John’s frustration with his life reaches breakpoint as he screams into the cave, “I can’t live like this! I need adventure, I want to get dirty or even hurt. I want to eat something that tastes awful or that, God forbid, is unhealthy. I can’t even remember what pain is. I need to feel it. I don’t want to always be happy.”
“You want to feel pain?”, asks Alice, trying to compute this irrational demand. “I do not understand”. For the first time ever, John ignores Alice’s well meaning advice and goes into the mine.
The next day starts in exactly the same way as any other day, were it not for one unremarkable thing. The sound of an ambulance grows in the distance, becoming gradually louder and louder. Once again John opens the front door to investigate. He freezes suddenly, dropping the most tasty smoothie drink ever. There is an ambulance parked in front of his door and two men in white uniforms are looking at him in silence. One of them has a straitjacket in his hand.
If you’ve read this far, you’ll realise that this is, of course, fiction. However, it is all based on what will be possible in the not too distant future. There was much discussion of voice-activated assistants and the brain computer interface at our own Unconference last week. So this is fiction, for now, but not sci-fi. And, yes, there’s a point that we’re making here.
It’s not that we’re all doomed to live pointless, emotionless lives where we lose the ability to even feel. There’s a lot of scaremongering about Artificial Intelligence. Will it take our jobs? Will it steal our autonomy? Will it turn against us? The fact is, AI is what we make it. It needs to be programmed to learn. At the end of the day, it’s the human element that shapes AI and makes it what it is.

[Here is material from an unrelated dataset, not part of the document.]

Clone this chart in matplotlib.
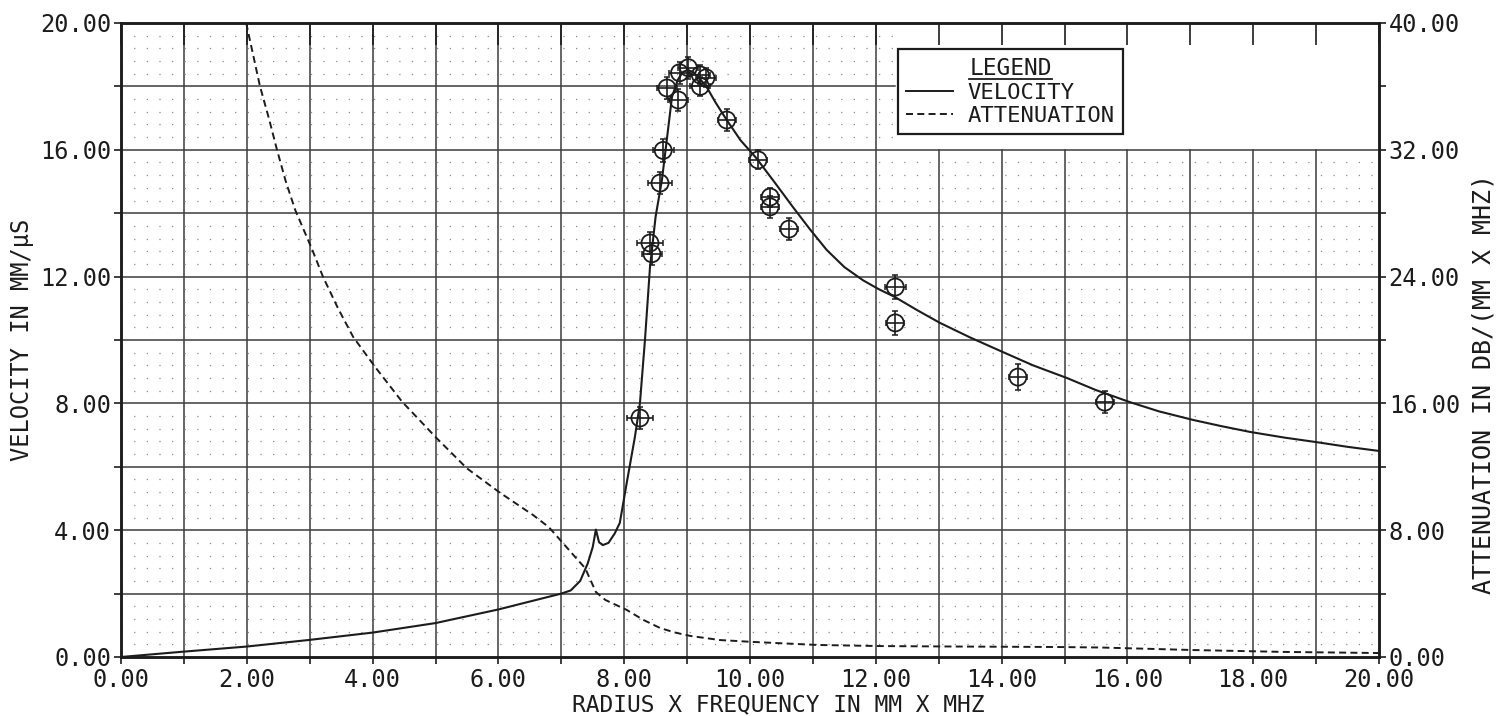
import matplotlib
matplotlib.use("Agg")
import matplotlib.pyplot as plt
from matplotlib.lines import Line2D
from matplotlib.ticker import FixedLocator, FuncFormatter

# Velocity curve (left axis, mm/us) versus radius x frequency (mm x MHz)
vel_x = [0.0, 1.0, 2.0, 3.0, 4.0, 5.0, 6.0, 7.0, 7.15, 7.3, 7.42, 7.5, 7.55,
         7.6, 7.66, 7.75, 7.85, 7.93, 8.04, 8.17, 8.25, 8.33, 8.41, 8.5,
         8.6, 8.76, 8.85, 8.93, 9.01, 9.1, 9.2, 9.32, 9.45, 9.63, 9.85,
         10.1, 10.4, 10.68, 10.95, 11.22, 11.5, 11.8, 12.05, 12.3, 12.65, 13.02,
         13.5, 14.02, 14.5, 15.04, 15.5, 16.04, 16.5, 17.04, 17.5, 17.95,
         18.5, 19.0, 19.5, 20.0]
vel_y = [0.0, 0.17, 0.33, 0.54, 0.77, 1.07, 1.5, 2.0, 2.1, 2.4, 2.95, 3.47, 4.02,
         3.62, 3.53, 3.6, 3.9, 4.23, 5.49, 6.94, 8.0, 10.0, 12.3, 13.9,
         15.05, 17.67, 18.2, 18.45, 18.52, 18.45, 18.25, 17.95, 17.5, 16.94, 16.3,
         15.74, 14.95, 14.2, 13.5, 12.84, 12.3, 11.88, 11.6, 11.36, 10.95, 10.54,
         10.08, 9.62, 9.2, 8.8, 8.42, 8.04, 7.75, 7.48, 7.28, 7.1,
         6.92, 6.78, 6.63, 6.5]

# Attenuation curve (right axis, dB/(mm x MHz))
att_x = [1.99, 2.1, 2.21, 2.35, 2.48, 2.62, 2.77, 3.04, 3.21, 3.45, 3.69,
         4.04, 4.47, 5.02, 5.5, 6.03, 6.55, 6.8, 7.01, 7.2, 7.38, 7.55,
         7.7, 8.04, 8.3, 8.57, 8.8, 9.05, 9.52, 10.05, 11.07, 12.07, 13.3,
         14.9, 15.56, 17.04, 18.5, 20.0]
att_y = [40.0, 38.0, 36.0, 34.0, 32.0, 30.0, 28.2, 25.7, 24.0, 22.0, 20.2,
         18.3, 16.1, 13.8, 11.9, 10.35, 8.96, 8.2, 7.26, 6.4, 5.6, 4.1,
         3.6, 2.97, 2.35, 1.83, 1.55, 1.33, 1.07, 0.95, 0.76, 0.69, 0.66,
         0.63, 0.6, 0.44, 0.32, 0.25]

# Measured velocities with their uncertainties
meas_x = [8.25, 8.41, 8.44, 8.57, 8.62, 8.68, 8.86, 8.88, 9.02, 9.21, 9.30,
          9.21, 9.63, 10.13, 10.32, 10.32, 10.62, 12.31, 12.31, 14.26, 15.64]
meas_v = [7.54, 13.06, 12.72, 14.95, 15.98, 17.95, 17.57, 18.43, 18.59, 18.36,
          18.27, 18.0, 16.94, 15.68, 14.51, 14.2, 13.5, 11.67, 10.54, 8.83, 8.04]
meas_xerr = [0.21, 0.2, 0.16, 0.19, 0.17, 0.16, 0.16, 0.16, 0.16, 0.16, 0.16,
             0.16, 0.14, 0.14, 0.14, 0.14, 0.14, 0.17, 0.14, 0.14, 0.14]
meas_verr = [0.35, 0.35, 0.35, 0.35, 0.35, 0.35, 0.35, 0.35, 0.35, 0.3, 0.3,
             0.3, 0.35, 0.3, 0.3, 0.35, 0.35, 0.37, 0.37, 0.4, 0.35]

x_ticks = list(range(0, 21))
v_ticks = list(range(0, 21, 2))
a_ticks = list(range(0, 41, 4))

INK = "#1c1c1c"
GRID = "#3c3c3c"
DOTS = "#8a8a8a"

plt.rcParams["font.family"] = ["DejaVu Sans Mono"]

W, H = 1497, 716
fig = plt.figure(figsize=(W / 100, H / 100), dpi=100)
fig.patch.set_facecolor("white")
ax = fig.add_axes([121 / W, 59 / H, 1258 / W, 634 / H])
ax.set_xlim(0, 20)
ax.set_ylim(0, 20)

# graph paper: major lines, leaving the upper right block open
for xv in x_ticks[1:-1]:
    top = 20 if xv <= 12 else 16
    ax.plot([xv, xv], [0, top], color=GRID, lw=1.1, zorder=1)
for yv in v_ticks[1:-1]:
    right = 20 if yv <= 16 else 12.3
    ax.plot([0, right], [yv, yv], color=GRID, lw=1.1, zorder=1)
# dotted sub-divisions
for k in range(1, 50):
    yv = k * 0.4
    if abs(yv / 2 - round(yv / 2)) < 1e-6:
        continue
    right = 20 if yv < 16 else 12.3
    ax.plot([0, right], [yv, yv], color=DOTS, lw=0.9,
            dashes=(1, 9.1), zorder=1)

ax.plot(vel_x, vel_y, color=INK, lw=1.5, zorder=3)

ax.errorbar(meas_x, meas_v, xerr=meas_xerr, yerr=meas_verr, fmt="none",
            ecolor=INK, elinewidth=1.2, capsize=2.5, capthick=1.1, zorder=4)
ax.scatter(meas_x, meas_v, s=150, facecolors="none", edgecolors=INK,
           linewidths=1.3, zorder=5)

ax2 = ax.twinx()
ax2.set_ylim(0, 40)
ax2.plot(att_x, att_y, color=INK, lw=1.4, dashes=(3.6, 2.2), zorder=3)

fmt = "{:.2f}"
ax.xaxis.set_major_locator(FixedLocator(x_ticks))
ax.xaxis.set_major_formatter(FuncFormatter(
    lambda v, p: fmt.format(v) if round(v) % 2 == 0 else ""))
ax.yaxis.set_major_locator(FixedLocator(v_ticks))
ax.yaxis.set_major_formatter(FuncFormatter(
    lambda v, p: fmt.format(v) if round(v) % 4 == 0 else ""))
ax2.yaxis.set_major_locator(FixedLocator(a_ticks))
ax2.yaxis.set_major_formatter(FuncFormatter(
    lambda v, p: fmt.format(v) if round(v) % 8 == 0 else ""))

ax.tick_params(axis="both", direction="out", length=5, width=1.2,
               color=INK, labelcolor=INK, labelsize=17)
ax.tick_params(axis="x", pad=3)
ax.tick_params(axis="y", pad=2)
# plotter tick marks hanging from the top border
ax.tick_params(axis="x", which="major", top=True, labeltop=False)
for tick in ax.xaxis.get_major_ticks():
    tick.tick2line.set_markersize(16)
    tick.tick2line.set_marker(3)
ax2.tick_params(axis="y", direction="out", length=5, width=1.2,
                color=INK, labelcolor=INK, labelsize=17, pad=2)

for a in (ax, ax2):
    for s in a.spines.values():
        s.set_color(INK)
        s.set_linewidth(1.8)

fig.text(22 / W, 1 - 340 / H, "VELOCITY IN MM/\u00b5S", rotation=90,
         ha="center", va="center", fontsize=17, color=INK)
fig.text(1483 / W, 1 - 384 / H, "ATTENUATION IN DB/(MM X MHZ)", rotation=90,
         ha="center", va="center", fontsize=18, color=INK)
fig.text(778 / W, 1 - 705 / H, "RADIUS X FREQUENCY IN MM X MHZ",
         ha="center", va="center", fontsize=16.5, color=INK)

handles = [Line2D([], [], color=INK, lw=1.4),
           Line2D([], [], color=INK, lw=1.4, dashes=(3.6, 2.2))]
leg = ax2.legend(handles, ["VELOCITY", "ATTENUATION"],
                 loc="upper left", bbox_to_anchor=(898 / W, 1 - 49 / H),
                 bbox_transform=fig.transFigure, title="LEGEND",
                 title_fontsize=16.5, fontsize=16, frameon=True,
                 fancybox=False, framealpha=1, edgecolor=INK,
                 handlelength=2.1, handletextpad=0.65, labelspacing=0.12,
                 borderpad=0.38, borderaxespad=0)
leg.get_frame().set_linewidth(1.6)
for t in leg.get_texts():
    t.set_color(INK)
leg.get_title().set_color(INK)

# underline the legend heading
fig.canvas.draw()
bb = leg.get_title().get_window_extent()
inv = fig.transFigure.inverted()
(x0, y0), (x1, _) = inv.transform([(bb.x0, bb.y0 + 1), (bb.x1, bb.y0 + 1)])
fig.add_artist(Line2D([x0, x1], [y0, y0], color=INK, lw=1.3,
                      transform=fig.transFigure))

fig.savefig("out.png", dpi=100, facecolor="white")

At Cognifide, we’re not building robots, but we are advising clients every day on how to get the best from the technology that they’ve invested in. The ability for technology to transform a business depends entirely on the people that are building it and using it. We’re still some way off living lives like John but rather than learning lessons from the past, perhaps we should look to the future. To transform the way we work, perhaps we should be putting people first.